# A die is rolled thrice

• Sep 9th 2013, 04:46 AM
usre123
A die is rolled thrice
three dice are thrown. what is the probability that the first two show the same number, and the last one a different number?

So I did 1/6 * 1/6 * 5/6 (first two show the same number, the last one another number) = 5/216. then i multiply by 3 and get 15/216. the answer is 15/36. why?
Thanks!
• Sep 9th 2013, 06:33 AM
Plato
Re: A die is rolled thrice
Quote:

Originally Posted by usre123
three dice are thrown. what is the probability that the first two show the same number, and the last one a different number?
So I did 1/6 * 1/6 * 5/6 (first two show the same number, the last one another number) = 5/216. then i multiply by 3 and get 15/216. the answer is 15/36. why?

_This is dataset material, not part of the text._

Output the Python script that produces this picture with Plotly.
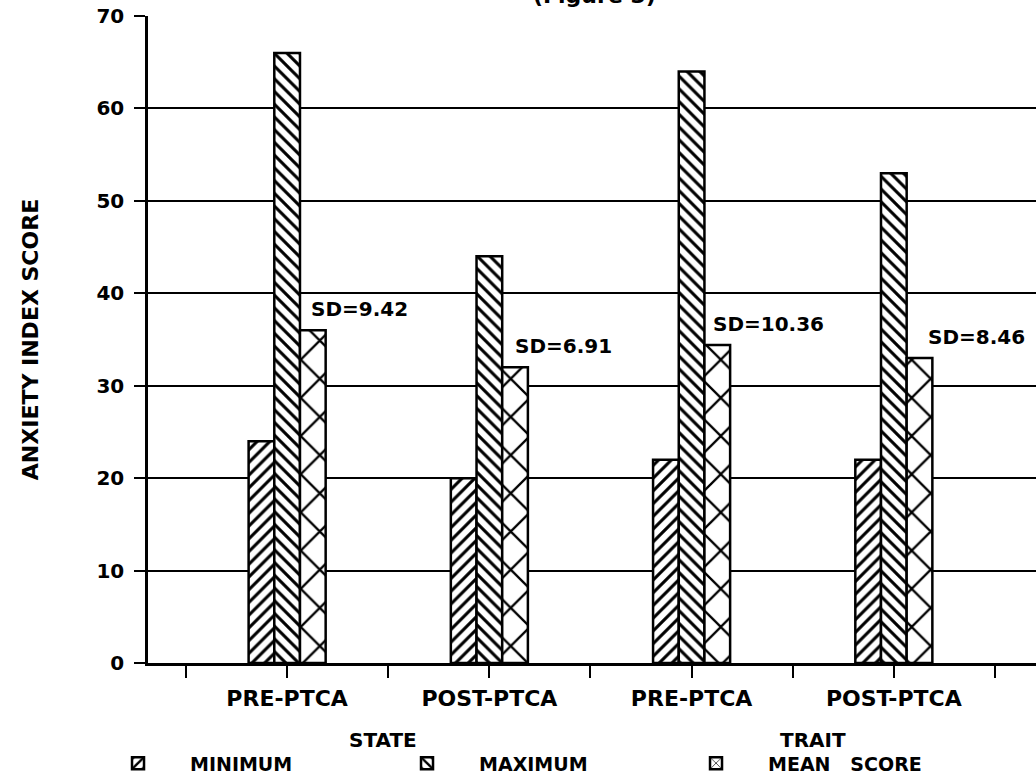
import plotly.graph_objects as go

# ---- data ----
categories = ["PRE-PTCA", "POST-PTCA", "PRE-PTCA", "POST-PTCA"]
groups = ["STATE", "TRAIT"]
minimum = [24, 20, 22, 22]
maximum = [66, 44, 64, 53]
mean_score = [36, 32, 34.4, 33]
sd_labels = ["SD=9.42", "SD=6.91", "SD=10.36", "SD=8.46"]
series_names = ["MINIMUM", "MAXIMUM", "MEAN\u00a0\u00a0\u00a0SCORE"]
y_ticks = [0, 10, 20, 30, 40, 50, 60, 70]

FONT = "DejaVu Sans"
positions = [i + 1 for i in range(len(categories))]

# ticks at every category and half-way between categories
tick_vals, tick_text = [], []
for p, c in zip(positions, categories):
    tick_vals += [p - 0.5, p]
    tick_text += ["", c]
tick_vals.append(positions[-1] + 0.5)
tick_text.append("")

patterns = [
    dict(shape="/", size=9, solidity=0.34),
    dict(shape="\\", size=9, solidity=0.34),
    dict(shape="x", size=27, solidity=0.16),
]

fig = go.Figure()
for name, vals, pat in zip(series_names, [minimum, maximum, mean_score], patterns):
    fig.add_trace(go.Bar(
        x=positions, y=vals, name=name,
        marker=dict(
            color="white",
            line=dict(color="black", width=2.5),
            pattern=dict(fgcolor="black", bgcolor="white", fillmode="replace", **pat),
        ),
    ))

# SD labels above the mean bars
sd_xshift = [22, 24, 19, 32]
for p, m, lab, xs in zip(positions, mean_score, sd_labels, sd_xshift):
    fig.add_annotation(x=p, y=m, text=lab, showarrow=False, xanchor="left",
                       yanchor="middle", xshift=xs, yshift=21,
                       font=dict(size=20))

# group labels
group_xshift = [-5, 20]
for gi, (g, xs) in enumerate(zip(groups, group_xshift)):
    mid = (positions[2 * gi] + positions[2 * gi + 1]) / 2
    fig.add_annotation(x=mid, xref="x", y=0, yref="paper", text=g, showarrow=False,
                       xanchor="center", yanchor="middle", xshift=xs, yshift=-77,
                       font=dict(size=20))

# partially cut-off figure caption at the top
fig.add_annotation(x=0.503, xref="paper", y=1, yref="paper", text="(Figure 3)",
                   showarrow=False, xanchor="center", yanchor="middle", yshift=21,
                   font=dict(size=22))

fig.update_layout(
    width=1036, height=778,
    margin=dict(l=148, r=0, t=16, b=115, autoexpand=False),
    paper_bgcolor="white", plot_bgcolor="white",
    barmode="group", bargap=0.619, bargroupgap=0,
    font=dict(family=FONT, color="black", size=20, weight="bold"),
    showlegend=True,
    legend=dict(orientation="h", x=-0.0698, xanchor="left", y=-0.155,
                yanchor="middle", entrywidth=180, itemwidth=94,
                font=dict(size=19), traceorder="normal",
                bgcolor="rgba(0,0,0,0)"),
    xaxis=dict(range=[0.312, 4.703], tickmode="array", tickvals=tick_vals,
               ticktext=tick_text, ticks="outside", ticklen=12, tickwidth=2,
               tickcolor="black", showline=True, linewidth=2.5, linecolor="black",
               showgrid=False, zeroline=False, tickfont=dict(size=22),
               ticklabelstandoff=2, automargin=False),
    yaxis=dict(range=[0, 70], tickmode="array", tickvals=y_ticks, ticks="outside",
               ticklen=11, tickwidth=2, tickcolor="black", showline=True,
               linewidth=2.5, linecolor="black", showgrid=True, gridcolor="black",
               gridwidth=2, zeroline=False, tickfont=dict(size=20),
               ticklabelstandoff=6, automargin=False,
               title=dict(text="ANXIETY INDEX SCORE", standoff=52,
                          font=dict(size=22))),
)

fig.write_html("out.html", config={"displayModeBar": False},
               post_script="document.body.style.margin='0';")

Why do you think that the answer is 15/36?

As you noted there are 216 possible triples.

How many of those look like $\displaystyle (X,X,Y)$ where $\displaystyle X\ne Y~?$.

Divide that number by 216.
• Sep 9th 2013, 08:39 AM
HallsofIvy
Re: A die is rolled thrice
The "probability the first two show the same number" is NOT "1/6*1/6". That is the probability that the first two numbers are a specific number from 1 to 6. Here, the first two numbers can be any number 1 to 6 as long as they are the same. The first number can be any number. The probability of that is, of course, 1. Then the second number must be the same as the first- the probability of that is 1/6 to the probability that the first two numbers are the same is 1(1/6)= 1/6.
• Sep 10th 2013, 01:21 AM
usre123
Re: A die is rolled thrice
the official answer is 15/36. I'm at a loss. I get 5/216
• Sep 10th 2013, 03:07 AM
Plato
Re: A die is rolled thrice
Quote:

Originally Posted by usre123
the official answer is 15/36. I'm at a loss. I get 5/216

Of the 216 triples, there are 30 with the form $\displaystyle (X,X,Y)$ where $\displaystyle X\ne Y~.$

That gives the probability $\displaystyle \frac{30}{216}=\frac{5}{36}$.

It seems that the given answer is incorrect.
That a suggested answer is for the question: The probability that two of the dice are equal and the third different.
Did you translate the question correctly?